Reserve 2 cups of  shredded pork from this meal AND 1/2 cup of the cooking broth if you want to make Mu-Shu pork (see below).

Mu-Shu Pork

  • 3 tsp vegetable oil
  • 2 large eggs, lightly beaten
  • 10 oz. sliced mushrooms
  • 2 cups shredded carrots (4 oz)
  • 1/2 small head (1 lb) Napa (Chinese) cabbage, thinly sliced
  • 2 crushed garlic cloves
  • 1 Tbsp grated, peeled fresh ginger
  • 8 oz. (2 cups) shredded red-cooked pork (see recipe above)
  • 1/2 cup cooking broth from red-cooked pork
  • 2 cups fresh bean sprouts (4 oz pkg)
  • 2 green onions, thinly sliced diagonally
  • 8 8-inch flour tortillas, warmed
  • hoisin sauce
  1. In 12-inch skillet, heat 1 tsp oil over medium heat until hot.
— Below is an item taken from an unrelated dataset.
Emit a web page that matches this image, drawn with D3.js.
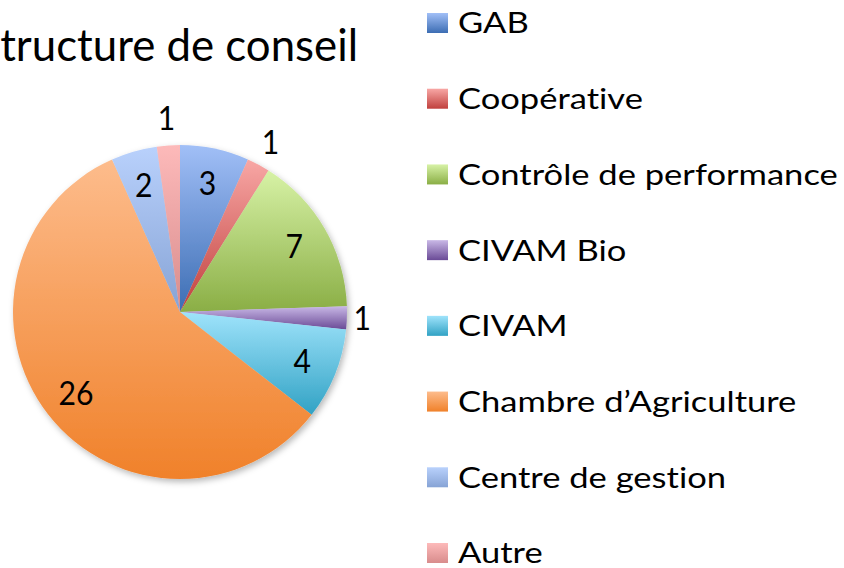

  2. Add eggs. Stir and cook 1-2 minutes until eggs are set and scrambled.
  3. Transfer eggs to medium bowl.
  4. Increase heat to medium-high.
  5. In same skillet, in 1 tsp oil, cook mushrooms until browned, about 8 minutes, stirring occasionally.
  6. Add carrots and cook 2 minutes longer, stirring.
  7. Transfer vegetables into bowl with eggs.
  8. In remaining 1 tsp oil, cook cabbage 5-7 minutes until tender and golden, stirring occasionally.
  9. Add garlic and ginger. Cook 1 minute longer, stirring.
  10. Return vegetable mixture to skillet.
  11. Add pork and pork cooking broth. Heat through, stirring to loosen brown bits from bottom of skillet. Remove skillet from heat.
  12. Stir in bean sprouts. Sprinkle with green onions.
  13. To serve, spread thin coating of hoisin sauce on warm tortillas.Top with pork mixture.
  14. Roll up tortilla with filling, jelly-roll fashion.